Belfast Telegraph

Thursday 18 December 2014

Easier to be gay than Protestant

Comic tells of agony growing up in Ireland

Popular comedian Graham Norton has said that growing up gay in Ireland was easier than being Protestant because he was constantly made to feel different because of his religion.

Popular comedian Graham Norton has said that growing up gay in Ireland was easier than being Protestant because he was constantly made to feel different because of his religion.

The 41-year-old presenter has lifted the lid on his private life for the first time in an autobiography to be published later this month.

In the life story, So Me, Norton said he was aware of his sexuality early on and didn't fit in with other boys at Bandon Grammar School in Cork because of it.

"I donned rugby costumes and clattered down the pitch with the rest of them," he wrote.

"But I was fooling no-one. They were like a pack of animals who smelled blood. It made me feel very excluded and lonely - it's very hard to understand how alienating it is for a boy who can't do what boys are meant to do."

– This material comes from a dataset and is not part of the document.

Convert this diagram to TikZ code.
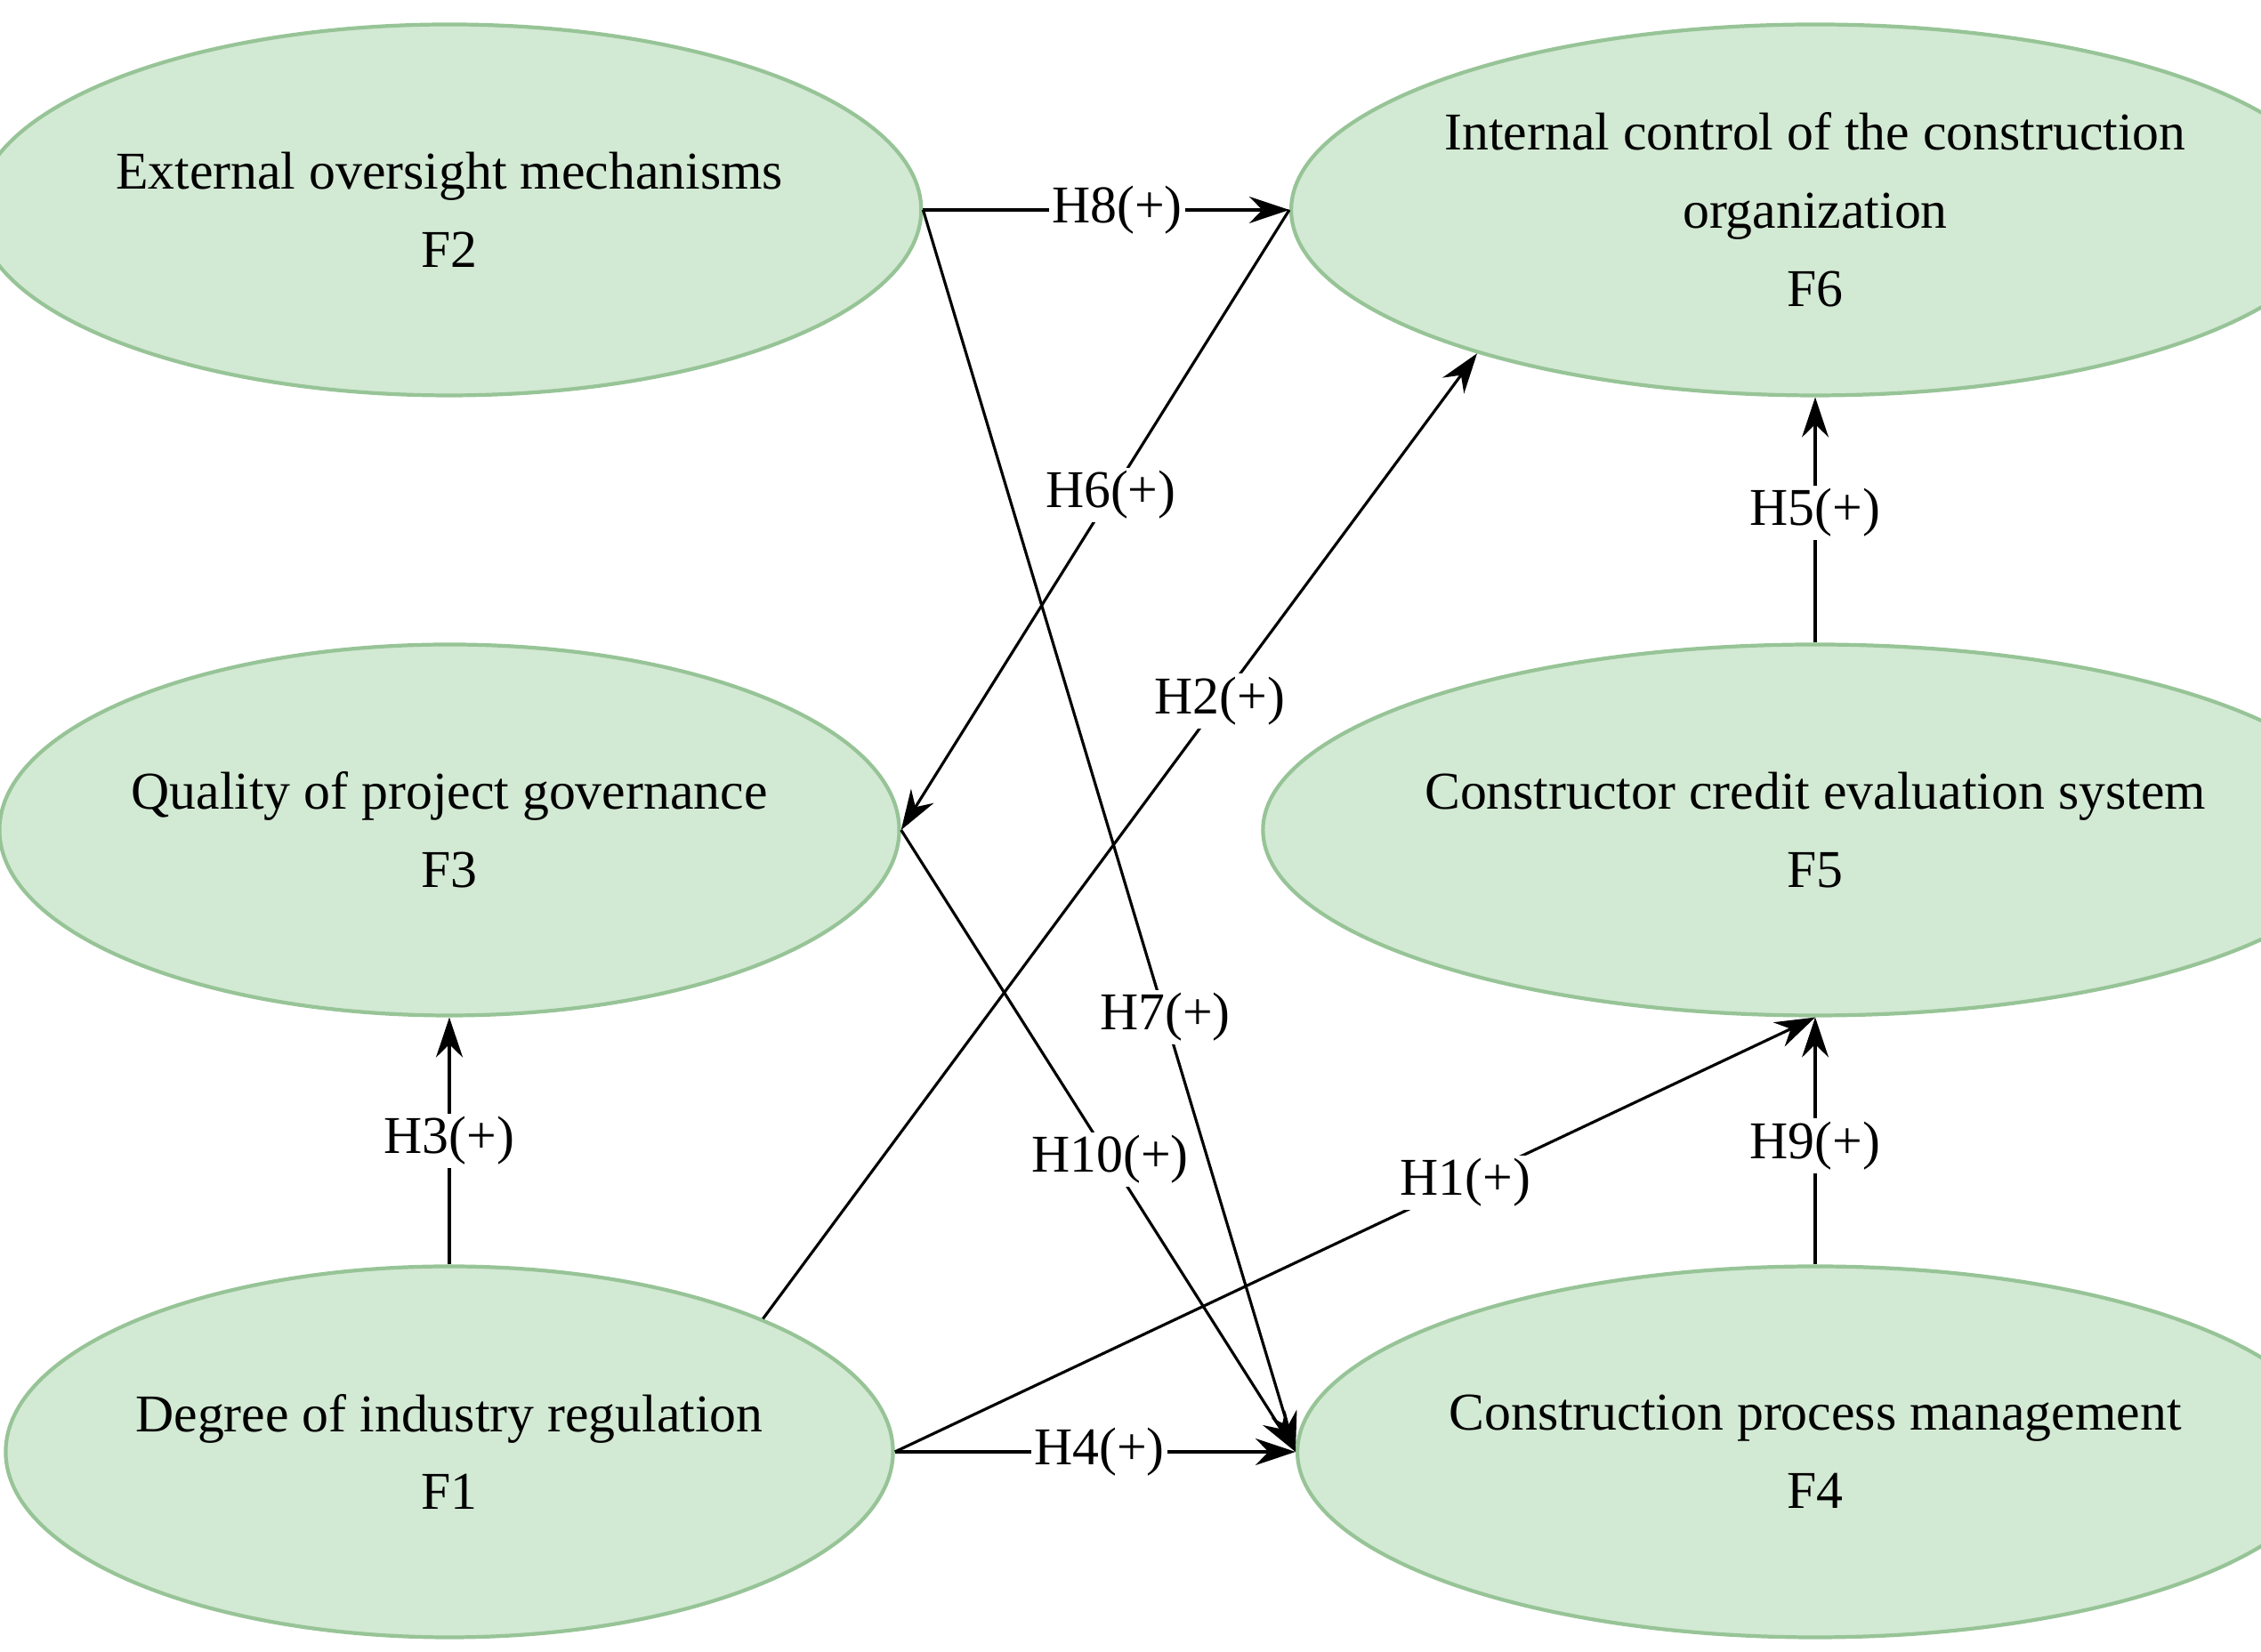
\documentclass[tikz,border=0pt]{standalone}
\usepackage{fontspec}
\setmainfont{Liberation Serif}
\usetikzlibrary{shapes.geometric,arrows.meta}
\definecolor{fillg}{HTML}{D2E9D3}
\definecolor{drawg}{HTML}{97C497}
\begin{document}
\begin{tikzpicture}[
  el/.style={ellipse,draw=drawg,fill=fillg,line width=1.2pt,minimum width=9.78cm,minimum height=4.17cm,align=center,inner sep=0pt,font=\fontsize{17}{25}\selectfont},
  ar/.style={line width=0.9pt,-{Stealth[length=4.5mm,width=3mm]}},
  lb/.style={fill=white,inner sep=1pt,font=\fontsize{17}{20}\selectfont}]
\useasboundingbox (0,0) rectangle (25.41,18.57);
\node[el] (F2) at (5.05,16.21) {External oversight mechanisms\\F2};
\node[el] (F6) at (20.40,16.21) {Internal control of the construction\\organization\\F6};
\node[el] (F3) at (5.05,9.24) {Quality of project governance\\F3};
\node[el] (F5) at (20.40,9.24) {Constructor credit evaluation system\\F5};
\node[el] (F1) at (5.05,2.25) {Degree of industry regulation\\F1};
\node[el] (F4) at (20.40,2.25) {Construction process management\\F4};
\draw[ar] (F2.east) -- node[lb,pos=0.53]{H8(+)} (F6.west);
\draw[ar] (F6.west) -- node[lb,pos=0.46]{H6(+)} (F3.east);
\draw[ar] (F1.23.5) -- node[lb,pos=0.64]{H2(+)} (F6.203.5);
\draw[ar] (F2.east) -- node[lb,pos=0.65]{H7(+)} (F4.west);
\draw[ar] (F3.east) -- node[lb,pos=0.53]{H10(+)} (F4.west);
\draw[ar] (F1.east) -- node[lb,pos=0.62]{H1(+)} (F5.south);
\draw[ar] (F1.east) -- node[lb,pos=0.51]{H4(+)} (F4.west);
\draw[ar] (F1.north) -- node[lb,pos=0.5]{H3(+)} (F3.south);
\draw[ar] (F5.north) -- node[lb,pos=0.53]{H5(+)} (F6.south);
\draw[ar,{Stealth[length=4.5mm,width=3mm]}-] (F5.south) -- node[lb,pos=0.52]{H9(+)} (F4.north);
\end{tikzpicture}
\end{document}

But it appears his religion was more of a stigma.

"I was sent to Protestant schools, so I never knew the neighbourhood kids, who were Catholic. But before I started school the other kids didn't know I was a freak Protestant boy and happily played with me."

Norton went on to University College Cork where he earned an arts degree. Shortly afterwards, he left Ireland and headed for drama school in London.

"My overall impression of my time in Ireland is just waiting to leave. The life I was living - this life of marriages, funerals and the price of land - was not my beautiful life," he states.

Norton is now regarded as one of the most popular entertainment presenters on British television and has his own waxwork image in Madame Tussauds.

His weekly show, So Graham Norton, went nightly last year, becoming V Graham Norton, and pulled in an audience of three million viewers a night.

He is currently planning a new show to air on BBC and is working on a project for the US channel, Comedy Central. He ends his book in philosophical mode.

"There is not a single certainty in my future, yet I feel very calm," he said.